I once created a revenue bonus that worked almost too well.
In my retail business, the rule was simple:
Hit 30k in monthly revenue, and every salesperson got a bonus.
Hit 35k, another bonus.
Hit 40k, another one.
Clear threshold, clear reward, easy to understand.
In good months, especially during the season, the team earned more.
In bad months, salaries were lower.
At first, it felt fair.
The business does better, the team does better.
Simple.
But then I saw what the formula was really teaching.
One month, revenue was just short of the next threshold.
Around 29,800 out of 30,000.
The people on shift bought a few products for themselves at cost price to push revenue over the line.
They were not cheating.
They were responding logically to the rule I had created.
And that was the lesson.
The bonus worked.
It created focus, teamwork, and attention to the number.

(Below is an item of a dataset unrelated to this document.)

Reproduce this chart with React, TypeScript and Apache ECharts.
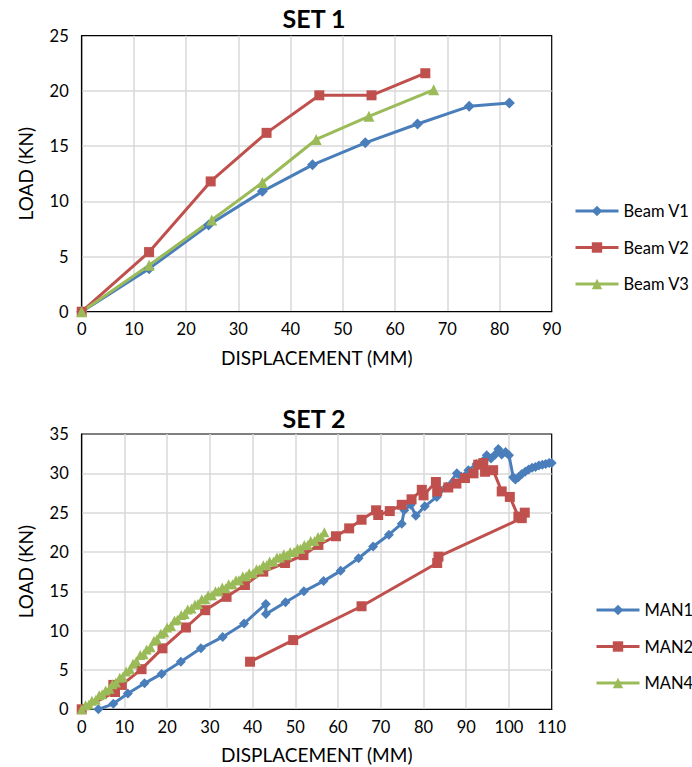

But it also taught them to chase the threshold.
Not necessarily margin.
Not necessarily better contribution.
Not necessarily a healthier business.
Just the number.
This is where revenue-based bonuses get tricky.
Revenue is visible and easy to explain, but revenue is not the same as profit.
And in agencies or service teams, this matters even more.
More projects do not always mean better margin.
More clients do not always mean healthier delivery.
More work does not always mean a better business.
So the real question is not only:
“How do we make people care about revenue?”
The better question is:
“What behavior are we actually buying with this bonus?”
If you reward revenue, people will chase revenue.
If you reward thresholds, people will chase thresholds.
If you want better contribution, the pay formula has to reward the contribution you actually want repeated.
That was my mistake.
I thought I had created a simple performance bonus.
In reality, I had created a game around a revenue number.
And the team played it exactly as designed.
Every pay formula teaches people what game they are playing.
Before tying money to a metric, ask one more question:
“What behavior will this rule create?”
Because people do not just follow compensation rules.
They adapt to them.
Does your bonus system reward the behavior you actually want repeated?